Fort Worth homicide detectives were called to the scene last week, but they, too, are waiting to hear what the medical examiner’s forensic analysts say, a police spokesman said.
The medical examiner’s office declined to comment to the Star-Telegram.
According to a 1949 Star-Telegram article, in 1901, a Native American burial ground was found at the corner of Lexington and West Bluff streets, two blocks north of where the bones were found last week,
Excavators in 1901 found three skeletons, arrow points, a package of vermilion, a stone pipe, a 16-inch knife, small white beads and a mirror set in an iron frame, according to the article.
Unell’s crew was digging a hole for a light pole in a parking lot at the corner of Lexington and Weatherford Streets. Workers hit the bones 49 inches down.
“Playing the odds, it’s probably prehistoric remains, because there were Indians here for thousands of years,” said Jonathan Jarvis, associate director of the Texas Archaeological Research Library in Austin.
Reid Ferring, an archeology professor at the University of North Texas, said Native Americans first came to the Fort Worth area about 13,000 years ago.
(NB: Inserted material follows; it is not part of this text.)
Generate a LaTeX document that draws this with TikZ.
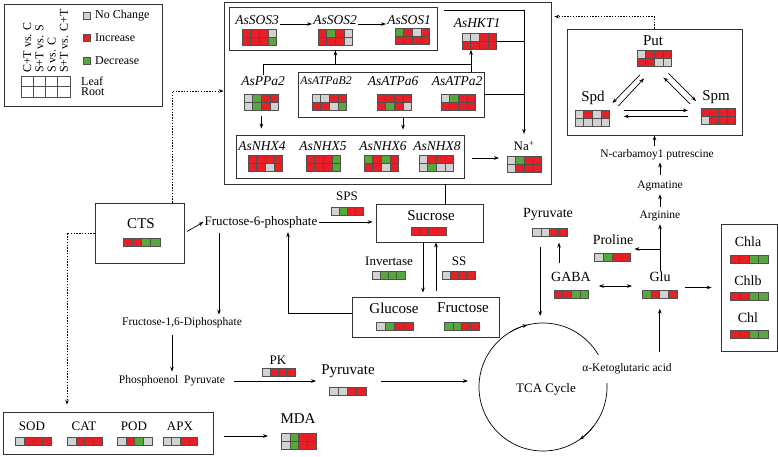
\documentclass[tikz,border=0pt]{standalone}
\usepackage{fontspec}
\setmainfont{Liberation Serif}
\usetikzlibrary{arrows.meta,positioning,calc}

\definecolor{nc}{RGB}{210,210,210}
\definecolor{up}{RGB}{230,32,38}
\definecolor{dn}{RGB}{86,168,60}
\definecolor{celledge}{RGB}{80,80,80}

\tikzset{
  box/.style={draw=black!80, line width=0.8pt, inner sep=0pt},
  cell/.style={draw=celledge, line width=0.6pt},
  conn/.style={line width=0.7pt},
  link/.style={conn, ->},
  dotlink/.style={conn, ->, dash pattern=on 1.4pt off 1.4pt},
  gene/.style={font=\fontsize{13.5}{15}\selectfont\itshape, inner sep=1pt},
  metab/.style={font=\fontsize{15}{17}\selectfont, inner sep=1pt},
  mid/.style={font=\fontsize{14}{16}\selectfont, inner sep=1pt},
  enz/.style={font=\fontsize{13}{15}\selectfont, inner sep=1pt},
  small/.style={font=\fontsize{11.5}{13}\selectfont, inner sep=1pt},
  legtxt/.style={font=\fontsize{12}{14}\selectfont, inner sep=1pt},
  >={Stealth[length=5pt,width=3.6pt]}
}

% one row of four coloured cells: [cell width] name, x, y, colours
\newcommand{\cellrow}[5][8.6]{%
  \node[inner sep=0pt, minimum width=4*#1pt, minimum height=8.2pt, anchor=north west] (#2) at (#3,#4) {};
  \foreach \col [count=\i from 0] in {#5}
    \draw[cell, fill=\col] (#3+\i*#1,#4) rectangle ++(#1,8.2);
}
% two rows (leaf / root): [cell width] name, x, y, top row, bottom row
\newcommand{\cellgrid}[6][8.6]{%
  \node[inner sep=0pt, minimum width=4*#1pt, minimum height=16.4pt, anchor=north west] (#2) at (#3,#4) {};
  \foreach \col [count=\i from 0] in {#5}
    \draw[cell, fill=\col] (#3+\i*#1,#4) rectangle ++(#1,8.2);
  \foreach \col [count=\i from 0] in {#6}
    \draw[cell, fill=\col] (#3+\i*#1,#4+8.2) rectangle ++(#1,8.2);
}

\begin{document}
\begin{tikzpicture}[x=1pt, y=-1pt]
    \useasboundingbox (0,0) rectangle (778,456);

    % Legend
    \node[box, minimum width=158pt, minimum height=102pt] (legend) at (83,55) {};
    \foreach \t [count=\i from 0] in {C+T vs. C, S+T vs. S, S vs. C, S+T vs. C+T}
        \node[legtxt, rotate=90, anchor=west] (cmp\i) at (27.3+\i*12.25,74) {\t};
    \foreach \i in {0,...,3} {
        \foreach \j in {0,1}
            \draw[cell, fill=white] (21+\i*12.25,76+\j*10.5) rectangle ++(12.25,10.5);
    }
    \node[legtxt, anchor=west] (leaf) at (80,81) {Leaf};
    \node[legtxt, anchor=west] (root) at (80,92) {Root};
    \foreach \col/\t/\y [count=\k] in {nc/No Change/16, up/Increase/38, dn/Decrease/61} {
        \draw[cell, fill=\col] (83,\y-3.5) rectangle ++(7,7);
        \node[legtxt, anchor=west] (key\k) at (94,\y) {\t};
    }

    % Na+ transport
    \node[box, minimum width=327pt, minimum height=182pt] (nabox) at (387.5,93) {};
    \node[box, minimum width=208pt, minimum height=43pt] (sosbox) at (333,28.5) {};
    \node[box, minimum width=186pt, minimum height=45pt] (atpbox) at (391,94.5) {};
    \node[box, minimum width=228pt, minimum height=43pt] (nhxbox) at (350,156.5) {};

    \node[gene] (sos3) at (257,20) {AsSOS3};
    \cellgrid{sos3g}{242}{29}{up,up,up,nc}{up,up,up,dn}
    \node[gene] (sos2) at (335,20) {AsSOS2};
    \cellgrid{sos2g}{318}{29}{up,dn,up,nc}{up,up,up,nc}
    \node[gene] (sos1) at (409,20) {AsSOS1};
    \cellgrid{sos1g}{395}{28}{dn,up,nc,up}{up,up,up,up}
    \node[gene] (hkt1) at (477,23) {AsHKT1};
    \cellgrid{hkt1g}{462}{33}{nc,nc,up,up}{up,up,up,up}

    \node[gene] (ppa2) at (263,81) {AsPPa2};
    \cellgrid{ppa2g}{244}{94}{nc,dn,up,up}{nc,dn,up,nc}
    \node[gene, font=\fontsize{11.8}{14}\selectfont\itshape] (atpb2) at (326,81) {AsATPaB2};
    \cellgrid{atpb2g}{312}{94}{nc,nc,up,up}{up,up,nc,dn}
    \node[gene] (atp6) at (393,81) {AsATPa6};
    \cellgrid{atp6g}{377}{94}{up,up,up,up}{up,dn,up,nc}
    \node[gene] (atp2) at (457,81) {AsATPa2};
    \cellgrid{atp2g}{441}{94}{nc,dn,up,up}{up,up,up,up}

    \node[gene] (nhx4) at (262,146) {AsNHX4};
    \cellgrid{nhx4g}{248}{155}{up,up,up,up}{up,up,nc,up}
    \node[gene] (nhx5) at (323,146) {AsNHX5};
    \cellgrid{nhx5g}{306}{155}{up,up,up,dn}{up,up,up,dn}
    \node[gene] (nhx6) at (383,146) {AsNHX6};
    \cellgrid{nhx6g}{364}{155}{dn,up,dn,up}{up,up,nc,up}
    \node[gene] (nhx8) at (437,146) {AsNHX8};
    \cellgrid{nhx8g}{419}{155}{nc,up,up,up}{nc,dn,nc,nc}

    \node[enz] (na) at (524,146) {Na\textsuperscript{+}};
    \cellgrid{nag}{507}{156}{nc,dn,up,up}{nc,up,up,up}

    \draw[link] ([yshift=-4pt]sos3.east) -- ([yshift=-4pt]sos2.west);
    \draw[link] ([yshift=-4pt]sos2.east) -- ([yshift=-4pt]sos1.west);
    \draw[link, shorten >=6pt] ([xshift=7pt,yshift=-4pt]sosbox.north east) -| (na.north);
    \draw[conn] (hkt1g.east) -- (hkt1g.east -| na.north);
    \draw[conn] (atpbox.east) -- (atpbox.east -| na.north);
    \coordinate (bus) at (471,64);
    \draw[conn] (ppa2.north) |- (bus);
    \draw[link] (atpbox.north -| bus) -- (hkt1g.south -| bus);
    \draw[link] (bus -| sos2g.south) -- (sosbox.south -| sos2g.south);
    \draw[link, shorten <=5pt, shorten >=6pt] (ppa2g.south) -- (ppa2g.south |- nhxbox.north);
    \draw[link, shorten >=5pt] ([xshift=12pt]atpbox.south) -- ([xshift=12pt]atpbox.south |- nhxbox.north);
    \draw[link, shorten <=8pt, shorten >=8pt] ([yshift=-1.5pt]nhxbox.east) -- ([yshift=-1.5pt]nhxbox.east -| nag.west);

    % Polyamines
    \node[box, minimum width=175pt, minimum height=106pt] (pabox) at (654.5,82) {};
    \node[metab] (put) at (653,41) {Put};
    \cellgrid{putg}{637}{50}{nc,up,up,up}{up,up,nc,nc}
    \node[metab] (spd) at (593,98) {Spd};
    \cellgrid{spdg}{575}{110}{nc,up,nc,up}{nc,nc,nc,nc}
    \node[metab] (spm) at (716,97) {Spm};
    \cellgrid{spmg}{701}{108}{up,up,up,up}{nc,up,up,up}
    \draw[link] ($(putg.south west)+(3,8)$) -- ($(spdg.north east)+(2.6,-7)$);
    \draw[link] ($(spdg.north east)+(8.6,-4)$) -- ($(putg.south west)+(7,11.6)$);
    \draw[link] ($(spmg.north west)+(-11,-4)$) -- ($(putg.south east)+(-8.4,10.6)$);
    \draw[link] ($(putg.south east)+(-3.4,6.6)$) -- ($(spmg.north west)+(-5,-7)$);
    \draw[link, shorten <=14pt, shorten >=13pt] ([yshift=8pt]spdg.east) -- ([yshift=8pt]spdg.east -| spmg.west);
    \draw[link, shorten <=13pt, shorten >=14pt] (spmg.west) -- (spmg.west -| spdg.east);
    \draw[dotlink, shorten >=3pt] (pabox.north) |- ([yshift=-15pt]nabox.north east);

    \node[small] (ncarb) at (657,155) {N-carbamoy1 putrescine};
    \node[small] (agm) at (660,186) {Agmatine};
    \node[small] (arg) at (660,216) {Arginine};
    \draw[link, shorten <=5pt, shorten >=1pt] (agm.north) -- (agm.north |- ncarb.south);
    \draw[link, shorten <=3pt] (ncarb.north -| pabox.south) -- (pabox.south);
    \draw[link, shorten <=3pt, shorten >=2pt] (arg.north) -- (agm.south);

    % Amino acids
    \node[mid] (pyr1) at (548,214) {Pyruvate};
    \cellrow[8.8]{pyr1g}{532}{228}{nc,nc,up,up}
    \node[mid] (proline) at (613,240) {Proline};
    \cellrow[9]{prolg}{594}{253}{nc,dn,up,up}
    \node[mid] (gaba) at (571,277) {GABA};
    \cellrow{gabag}{554}{290}{up,up,dn,dn}
    \node[mid] (glu) at (660,277) {Glu};
    \cellrow[8.8]{glug}{642}{290}{dn,up,nc,up}

    \node[box, minimum width=56pt, minimum height=127pt] (chlbox) at (749,287.5) {};
    \node[mid] (chla) at (748,242) {Chla};
    \cellrow[9.5]{chlag}{730}{255}{up,up,dn,dn}
    \node[mid] (chlb) at (748,281) {Chlb};
    \cellrow[9.5]{chlbg}{730}{292}{up,up,dn,dn}
    \node[mid] (chl) at (748,318) {Chl};
    \cellrow[9.5]{chlg}{730}{330}{up,up,dn,dn}

    \draw[link, shorten <=8pt, shorten >=6pt] ([xshift=-12pt]gaba.north) -- ([xshift=-12pt]gaba.north |- pyr1g.south);
    \draw[<->, conn, shorten <=10pt, shorten >=10pt] ([yshift=4pt]gabag.north east) -- ([yshift=4pt]glug.north west);
    \draw[link, shorten <=7pt, shorten >=9pt] (chlbox.west -| glug.east) -- (chlbox.west);
    \draw[link, shorten >=2pt] (glu.north) -- (glu.north |- arg.south);
    \draw[link] ([yshift=-9pt]proline.east -| glu.north) -- ([yshift=-9pt]proline.east);

    % TCA cycle
    \node[draw, circle, conn, minimum size=128pt, inner sep=0pt, outer sep=0pt] (tca) at (543,387) {};
    \node[enz] (tcalabel) at (546,389) {TCA Cycle};
    \draw[link] (tca.122) arc[start angle=122, end angle=104, radius=64pt];
    \draw[link] (tca.322) arc[start angle=322, end angle=305, radius=64pt];
    \node[small, fill=white, inner ysep=9pt] (akg) at (627,369) {α-Ketoglutaric acid};
    \draw[link, shorten <=3pt, shorten >=10pt] (akg.north -| glug.south) -- (glug.south);
    \draw[link, shorten <=10.8pt, shorten >=7pt] ([xshift=-9.6pt]pyr1g.south) -- ([xshift=-9.6pt]pyr1g.south |- tca.north);

    % Sugars
    \node[box, minimum width=89pt, minimum height=60pt] (ctsbox) at (139.5,233) {};
    \node[metab] (cts) at (141,224) {CTS};
    \cellrow[9.2]{ctsg}{123}{238}{up,up,dn,dn}
    \node[enz] (f6p) at (261,222) {Fructose-6-phosphate};
    \node[enz] (sps) at (347,196) {SPS};
    \cellrow[8]{spsg}{331}{207}{nc,dn,up,up}
    \node[box, minimum width=107pt, minimum height=38pt] (sucbox) at (429.5,223) {};
    \node[metab] (sucrose) at (431,216) {Sucrose};
    \cellrow[8.7]{sucg}{411}{227}{up,up,up,up}
    \node[enz] (invertase) at (389,261) {Invertase};
    \cellrow[8.2]{invg}{372}{271}{nc,dn,dn,dn}
    \node[enz] (ss) at (459,261) {SS};
    \cellrow[8.2]{ssg}{442}{271}{nc,up,up,up}
    \node[box, minimum width=147pt, minimum height=40pt] (glcbox) at (425.5,317) {};
    \node[metab] (glucose) at (394,308) {Glucose};
    \cellrow[9.2]{glcg}{376}{322}{nc,dn,up,up}
    \node[metab] (fructose) at (463,308) {Fructose};
    \cellrow[8.8]{frug}{444}{322}{dn,dn,up,up}

    \node[small] (f16) at (182,323) {Fructose-1,6-Diphosphate};
    \node[small] (pep) at (172,381) {Phosphoenol\enspace Pyruvate};
    \node[enz] (pk) at (278,360) {PK};
    \cellrow[8.2]{pkg}{262}{368}{nc,up,up,up}
    \node[metab] (pyr2) at (348,371) {Pyruvate};
    \cellrow[9.2]{pyr2g}{329}{387}{nc,nc,up,up}

    \draw[link, shorten <=3pt] (ctsbox.east) -- (f6p.west);
    \draw[link, shorten >=3pt] (f6p.east) -- (f6p.east -| sucbox.west);
    \draw[link, shorten <=4pt, shorten >=2pt] ([xshift=-42pt]f6p.south) -- ([xshift=-42pt]f6p.south |- f16.north);
    \draw[link, shorten <=6pt, shorten >=3pt] (pep.north |- f16.south) -- (pep.north);
    \draw[link, shorten <=8pt, shorten >=4pt] (pep.east) -- (pep.east -| pyr2.west);
    \draw[link, shorten <=5pt, shorten >=11pt] (pyr2.east |- pep.east) -- (pep.east -| tca.west);
    \draw[link, shorten >=4pt] ([xshift=-6.5pt]sucbox.south) -- ([xshift=-6.5pt]sucbox.south |- glcbox.north);
    \draw[link, shorten <=6pt] ([xshift=10.5pt]glcbox.north) -- ([xshift=10.5pt]glcbox.north |- sucbox.south);
    \draw[link, shorten >=3pt] ([yshift=4pt]glcbox.west) -| ([xshift=27pt]f6p.south);
    \draw[conn] ([xshift=15.5pt]sucbox.north) -- ([xshift=15.5pt]sucbox.north |- nabox.south);
    \draw[dotlink] ([xshift=-12pt]ctsbox.north east) |- ([yshift=2pt]nabox.west);

    % Antioxidant enzymes
    \node[box, minimum width=210pt, minimum height=42pt] (sodbox) at (108,433) {};
    \node[enz] (sod) at (32,426) {SOD};
    \cellrow[9]{sodg}{15}{437}{nc,up,up,up}
    \node[enz] (cat) at (84,426) {CAT};
    \cellrow[8.8]{catg}{67}{437}{nc,up,up,up}
    \node[enz] (pod) at (134,426) {POD};
    \cellrow[8.8]{podg}{117}{437}{nc,up,dn,nc}
    \node[enz] (apx) at (180,426) {APX};
    \cellrow[8.6]{apxg}{163}{437}{nc,nc,up,up}
    \node[metab] (mda) at (298,419) {MDA};
    \cellgrid[8.8]{mdag}{281}{433}{nc,dn,up,up}{nc,dn,up,up}
    \draw[link, shorten <=11pt, shorten >=13pt] ([yshift=-3pt]sodbox.east) -- ([yshift=-3pt]sodbox.east -| mdag.west);
    \draw[dotlink, shorten >=7pt] (ctsbox.west) -| (sodbox.north -| catg.west);
\end{tikzpicture}
\end{document}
Within the last few hundred years, the Wichita, Comanche and Caddo would have been the main tribes in the area, Ferring said.
The cemetery notice prevents workers from digging near the hole where the bones were found until the investigation is complete, which is fine with Unell.
“We’re just going to sit tight and wait for them to tell us what we can do and what they want to do,” Unell said.
“If it is truly a Native American grave site, I feel a responsibility to reach out to that community.”